→ GIVEN PROBLEM: Below is a listing to transcribe in full and exactly; keep the pictures out.

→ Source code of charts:
####

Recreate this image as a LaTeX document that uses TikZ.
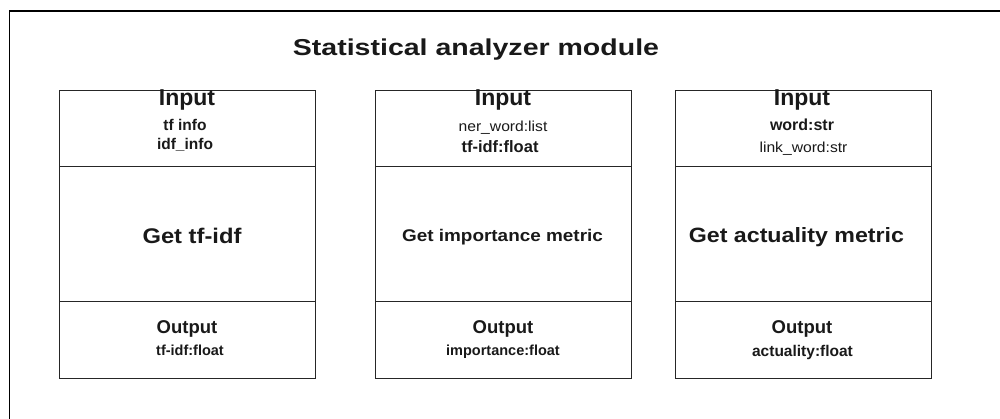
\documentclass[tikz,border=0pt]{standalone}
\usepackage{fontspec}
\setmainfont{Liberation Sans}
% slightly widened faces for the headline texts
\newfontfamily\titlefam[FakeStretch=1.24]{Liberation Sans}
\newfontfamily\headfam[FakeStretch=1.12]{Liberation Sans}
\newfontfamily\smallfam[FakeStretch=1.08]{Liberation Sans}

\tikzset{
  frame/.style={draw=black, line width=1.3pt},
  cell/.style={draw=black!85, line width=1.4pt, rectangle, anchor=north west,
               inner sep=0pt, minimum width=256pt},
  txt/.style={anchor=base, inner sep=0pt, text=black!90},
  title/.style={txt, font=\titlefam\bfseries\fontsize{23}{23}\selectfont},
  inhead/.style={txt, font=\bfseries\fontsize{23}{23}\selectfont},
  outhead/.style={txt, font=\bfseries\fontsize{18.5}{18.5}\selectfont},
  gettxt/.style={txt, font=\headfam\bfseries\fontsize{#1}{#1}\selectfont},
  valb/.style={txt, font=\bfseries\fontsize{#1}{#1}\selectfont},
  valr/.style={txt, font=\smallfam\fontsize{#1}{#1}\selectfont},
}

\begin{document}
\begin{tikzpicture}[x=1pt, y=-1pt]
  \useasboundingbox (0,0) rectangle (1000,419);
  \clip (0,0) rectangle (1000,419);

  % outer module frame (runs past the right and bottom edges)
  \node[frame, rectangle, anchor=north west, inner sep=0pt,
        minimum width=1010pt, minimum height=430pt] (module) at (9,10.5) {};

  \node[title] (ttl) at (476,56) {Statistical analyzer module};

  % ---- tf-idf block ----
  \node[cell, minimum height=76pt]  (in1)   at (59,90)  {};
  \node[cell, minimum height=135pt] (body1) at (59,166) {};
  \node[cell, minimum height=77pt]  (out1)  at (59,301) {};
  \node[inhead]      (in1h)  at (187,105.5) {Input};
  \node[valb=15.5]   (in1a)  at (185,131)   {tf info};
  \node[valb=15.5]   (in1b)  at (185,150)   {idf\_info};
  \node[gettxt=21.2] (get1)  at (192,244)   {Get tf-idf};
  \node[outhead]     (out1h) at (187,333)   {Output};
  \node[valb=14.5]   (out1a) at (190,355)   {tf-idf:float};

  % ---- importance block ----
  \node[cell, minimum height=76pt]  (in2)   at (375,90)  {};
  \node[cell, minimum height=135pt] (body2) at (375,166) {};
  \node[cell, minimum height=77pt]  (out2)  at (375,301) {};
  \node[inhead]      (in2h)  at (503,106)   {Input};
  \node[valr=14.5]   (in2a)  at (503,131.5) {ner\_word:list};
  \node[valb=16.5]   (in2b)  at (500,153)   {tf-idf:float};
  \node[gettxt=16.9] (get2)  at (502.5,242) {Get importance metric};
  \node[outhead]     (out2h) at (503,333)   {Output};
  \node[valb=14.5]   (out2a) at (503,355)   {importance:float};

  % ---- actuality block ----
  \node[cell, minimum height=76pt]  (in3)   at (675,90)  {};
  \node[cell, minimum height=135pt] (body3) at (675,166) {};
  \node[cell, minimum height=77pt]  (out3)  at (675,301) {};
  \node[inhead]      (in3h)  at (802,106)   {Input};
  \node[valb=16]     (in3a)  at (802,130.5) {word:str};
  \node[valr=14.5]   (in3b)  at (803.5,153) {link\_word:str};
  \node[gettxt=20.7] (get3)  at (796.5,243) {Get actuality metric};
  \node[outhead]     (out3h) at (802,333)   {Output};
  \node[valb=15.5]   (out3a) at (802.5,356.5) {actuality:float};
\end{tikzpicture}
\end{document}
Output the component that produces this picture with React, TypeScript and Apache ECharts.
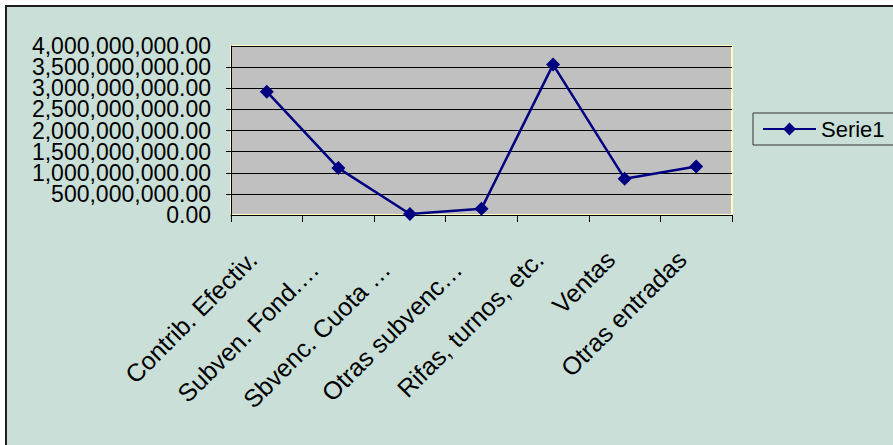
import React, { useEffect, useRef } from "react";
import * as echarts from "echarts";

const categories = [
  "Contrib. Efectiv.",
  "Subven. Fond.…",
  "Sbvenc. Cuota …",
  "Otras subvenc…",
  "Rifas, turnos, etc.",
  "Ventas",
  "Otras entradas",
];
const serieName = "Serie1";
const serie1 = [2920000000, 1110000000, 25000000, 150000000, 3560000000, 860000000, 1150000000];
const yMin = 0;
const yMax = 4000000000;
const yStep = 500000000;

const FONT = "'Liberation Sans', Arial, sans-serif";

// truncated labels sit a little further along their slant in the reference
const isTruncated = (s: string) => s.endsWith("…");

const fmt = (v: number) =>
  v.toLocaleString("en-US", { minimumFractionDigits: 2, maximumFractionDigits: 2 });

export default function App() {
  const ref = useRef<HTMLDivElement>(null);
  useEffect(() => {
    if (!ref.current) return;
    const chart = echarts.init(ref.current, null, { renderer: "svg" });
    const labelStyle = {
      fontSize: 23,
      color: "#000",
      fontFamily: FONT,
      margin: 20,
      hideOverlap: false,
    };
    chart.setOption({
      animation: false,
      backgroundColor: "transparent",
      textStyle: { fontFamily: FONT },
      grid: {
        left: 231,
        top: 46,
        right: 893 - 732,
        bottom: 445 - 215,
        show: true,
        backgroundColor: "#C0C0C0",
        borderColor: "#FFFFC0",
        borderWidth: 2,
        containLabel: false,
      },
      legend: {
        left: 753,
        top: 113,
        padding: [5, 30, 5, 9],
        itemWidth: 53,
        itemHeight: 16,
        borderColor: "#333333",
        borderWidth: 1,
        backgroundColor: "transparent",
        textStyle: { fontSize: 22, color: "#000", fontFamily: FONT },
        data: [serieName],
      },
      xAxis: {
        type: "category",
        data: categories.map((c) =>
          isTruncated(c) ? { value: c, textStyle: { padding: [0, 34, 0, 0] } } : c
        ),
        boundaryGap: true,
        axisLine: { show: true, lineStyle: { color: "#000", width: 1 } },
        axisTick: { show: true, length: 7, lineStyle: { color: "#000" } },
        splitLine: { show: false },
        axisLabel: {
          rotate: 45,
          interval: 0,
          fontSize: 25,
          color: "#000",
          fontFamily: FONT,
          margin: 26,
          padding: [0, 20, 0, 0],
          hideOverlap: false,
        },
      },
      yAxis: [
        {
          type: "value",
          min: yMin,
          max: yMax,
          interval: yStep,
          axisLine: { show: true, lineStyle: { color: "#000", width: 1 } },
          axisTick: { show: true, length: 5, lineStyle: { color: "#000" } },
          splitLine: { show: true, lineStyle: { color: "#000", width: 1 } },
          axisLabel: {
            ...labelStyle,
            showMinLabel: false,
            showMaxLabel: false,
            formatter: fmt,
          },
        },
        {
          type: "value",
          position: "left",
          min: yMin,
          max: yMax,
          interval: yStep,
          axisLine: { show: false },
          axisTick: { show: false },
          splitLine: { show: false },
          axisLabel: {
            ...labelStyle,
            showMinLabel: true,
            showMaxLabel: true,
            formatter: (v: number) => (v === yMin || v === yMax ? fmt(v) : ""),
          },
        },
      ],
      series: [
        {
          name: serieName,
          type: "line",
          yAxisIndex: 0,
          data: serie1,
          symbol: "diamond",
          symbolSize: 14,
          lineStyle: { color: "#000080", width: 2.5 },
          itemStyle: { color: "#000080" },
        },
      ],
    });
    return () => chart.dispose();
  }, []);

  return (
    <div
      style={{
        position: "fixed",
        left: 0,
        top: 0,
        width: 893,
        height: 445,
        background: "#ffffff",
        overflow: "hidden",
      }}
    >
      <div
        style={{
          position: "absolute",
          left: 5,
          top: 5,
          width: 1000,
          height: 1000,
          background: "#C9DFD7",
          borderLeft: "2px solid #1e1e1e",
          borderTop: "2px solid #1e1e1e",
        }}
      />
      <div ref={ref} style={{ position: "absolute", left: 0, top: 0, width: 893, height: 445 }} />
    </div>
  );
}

####

→ THE REPLY:
Recreate this image as a LaTeX document that uses TikZ.
\documentclass[tikz,border=0pt]{standalone}
\usepackage{fontspec}
\setmainfont{Liberation Sans}
% slightly widened faces for the headline texts
\newfontfamily\titlefam[FakeStretch=1.24]{Liberation Sans}
\newfontfamily\headfam[FakeStretch=1.12]{Liberation Sans}
\newfontfamily\smallfam[FakeStretch=1.08]{Liberation Sans}

\tikzset{
  frame/.style={draw=black, line width=1.3pt},
  cell/.style={draw=black!85, line width=1.4pt, rectangle, anchor=north west,
               inner sep=0pt, minimum width=256pt},
  txt/.style={anchor=base, inner sep=0pt, text=black!90},
  title/.style={txt, font=\titlefam\bfseries\fontsize{23}{23}\selectfont},
  inhead/.style={txt, font=\bfseries\fontsize{23}{23}\selectfont},
  outhead/.style={txt, font=\bfseries\fontsize{18.5}{18.5}\selectfont},
  gettxt/.style={txt, font=\headfam\bfseries\fontsize{#1}{#1}\selectfont},
  valb/.style={txt, font=\bfseries\fontsize{#1}{#1}\selectfont},
  valr/.style={txt, font=\smallfam\fontsize{#1}{#1}\selectfont},
}

\begin{document}
\begin{tikzpicture}[x=1pt, y=-1pt]
  \useasboundingbox (0,0) rectangle (1000,419);
  \clip (0,0) rectangle (1000,419);

  % outer module frame (runs past the right and bottom edges)
  \node[frame, rectangle, anchor=north west, inner sep=0pt,
        minimum width=1010pt, minimum height=430pt] (module) at (9,10.5) {};

  \node[title] (ttl) at (476,56) {Statistical analyzer module};

  % ---- tf-idf block ----
  \node[cell, minimum height=76pt]  (in1)   at (59,90)  {};
  \node[cell, minimum height=135pt] (body1) at (59,166) {};
  \node[cell, minimum height=77pt]  (out1)  at (59,301) {};
  \node[inhead]      (in1h)  at (187,105.5) {Input};
  \node[valb=15.5]   (in1a)  at (185,131)   {tf info};
  \node[valb=15.5]   (in1b)  at (185,150)   {idf\_info};
  \node[gettxt=21.2] (get1)  at (192,244)   {Get tf-idf};
  \node[outhead]     (out1h) at (187,333)   {Output};
  \node[valb=14.5]   (out1a) at (190,355)   {tf-idf:float};

  % ---- importance block ----
  \node[cell, minimum height=76pt]  (in2)   at (375,90)  {};
  \node[cell, minimum height=135pt] (body2) at (375,166) {};
  \node[cell, minimum height=77pt]  (out2)  at (375,301) {};
  \node[inhead]      (in2h)  at (503,106)   {Input};
  \node[valr=14.5]   (in2a)  at (503,131.5) {ner\_word:list};
  \node[valb=16.5]   (in2b)  at (500,153)   {tf-idf:float};
  \node[gettxt=16.9] (get2)  at (502.5,242) {Get importance metric};
  \node[outhead]     (out2h) at (503,333)   {Output};
  \node[valb=14.5]   (out2a) at (503,355)   {importance:float};

  % ---- actuality block ----
  \node[cell, minimum height=76pt]  (in3)   at (675,90)  {};
  \node[cell, minimum height=135pt] (body3) at (675,166) {};
  \node[cell, minimum height=77pt]  (out3)  at (675,301) {};
  \node[inhead]      (in3h)  at (802,106)   {Input};
  \node[valb=16]     (in3a)  at (802,130.5) {word:str};
  \node[valr=14.5]   (in3b)  at (803.5,153) {link\_word:str};
  \node[gettxt=20.7] (get3)  at (796.5,243) {Get actuality metric};
  \node[outhead]     (out3h) at (802,333)   {Output};
  \node[valb=15.5]   (out3a) at (802.5,356.5) {actuality:float};
\end{tikzpicture}
\end{document}
Output the component that produces this picture with React, TypeScript and Apache ECharts.
import React, { useEffect, useRef } from "react";
import * as echarts from "echarts";

const categories = [
  "Contrib. Efectiv.",
  "Subven. Fond.…",
  "Sbvenc. Cuota …",
  "Otras subvenc…",
  "Rifas, turnos, etc.",
  "Ventas",
  "Otras entradas",
];
const serieName = "Serie1";
const serie1 = [2920000000, 1110000000, 25000000, 150000000, 3560000000, 860000000, 1150000000];
const yMin = 0;
const yMax = 4000000000;
const yStep = 500000000;

const FONT = "'Liberation Sans', Arial, sans-serif";

// truncated labels sit a little further along their slant in the reference
const isTruncated = (s: string) => s.endsWith("…");

const fmt = (v: number) =>
  v.toLocaleString("en-US", { minimumFractionDigits: 2, maximumFractionDigits: 2 });

export default function App() {
  const ref = useRef<HTMLDivElement>(null);
  useEffect(() => {
    if (!ref.current) return;
    const chart = echarts.init(ref.current, null, { renderer: "svg" });
    const labelStyle = {
      fontSize: 23,
      color: "#000",
      fontFamily: FONT,
      margin: 20,
      hideOverlap: false,
    };
    chart.setOption({
      animation: false,
      backgroundColor: "transparent",
      textStyle: { fontFamily: FONT },
      grid: {
        left: 231,
        top: 46,
        right: 893 - 732,
        bottom: 445 - 215,
        show: true,
        backgroundColor: "#C0C0C0",
        borderColor: "#FFFFC0",
        borderWidth: 2,
        containLabel: false,
      },
      legend: {
        left: 753,
        top: 113,
        padding: [5, 30, 5, 9],
        itemWidth: 53,
        itemHeight: 16,
        borderColor: "#333333",
        borderWidth: 1,
        backgroundColor: "transparent",
        textStyle: { fontSize: 22, color: "#000", fontFamily: FONT },
        data: [serieName],
      },
      xAxis: {
        type: "category",
        data: categories.map((c) =>
          isTruncated(c) ? { value: c, textStyle: { padding: [0, 34, 0, 0] } } : c
        ),
        boundaryGap: true,
        axisLine: { show: true, lineStyle: { color: "#000", width: 1 } },
        axisTick: { show: true, length: 7, lineStyle: { color: "#000" } },
        splitLine: { show: false },
        axisLabel: {
          rotate: 45,
          interval: 0,
          fontSize: 25,
          color: "#000",
          fontFamily: FONT,
          margin: 26,
          padding: [0, 20, 0, 0],
          hideOverlap: false,
        },
      },
      yAxis: [
        {
          type: "value",
          min: yMin,
          max: yMax,
          interval: yStep,
          axisLine: { show: true, lineStyle: { color: "#000", width: 1 } },
          axisTick: { show: true, length: 5, lineStyle: { color: "#000" } },
          splitLine: { show: true, lineStyle: { color: "#000", width: 1 } },
          axisLabel: {
            ...labelStyle,
            showMinLabel: false,
            showMaxLabel: false,
            formatter: fmt,
          },
        },
        {
          type: "value",
          position: "left",
          min: yMin,
          max: yMax,
          interval: yStep,
          axisLine: { show: false },
          axisTick: { show: false },
          splitLine: { show: false },
          axisLabel: {
            ...labelStyle,
            showMinLabel: true,
            showMaxLabel: true,
            formatter: (v: number) => (v === yMin || v === yMax ? fmt(v) : ""),
          },
        },
      ],
      series: [
        {
          name: serieName,
          type: "line",
          yAxisIndex: 0,
          data: serie1,
          symbol: "diamond",
          symbolSize: 14,
          lineStyle: { color: "#000080", width: 2.5 },
          itemStyle: { color: "#000080" },
        },
      ],
    });
    return () => chart.dispose();
  }, []);

  return (
    <div
      style={{
        position: "fixed",
        left: 0,
        top: 0,
        width: 893,
        height: 445,
        background: "#ffffff",
        overflow: "hidden",
      }}
    >
      <div
        style={{
          position: "absolute",
          left: 5,
          top: 5,
          width: 1000,
          height: 1000,
          background: "#C9DFD7",
          borderLeft: "2px solid #1e1e1e",
          borderTop: "2px solid #1e1e1e",
        }}
      />
      <div ref={ref} style={{ position: "absolute", left: 0, top: 0, width: 893, height: 445 }} />
    </div>
  );
}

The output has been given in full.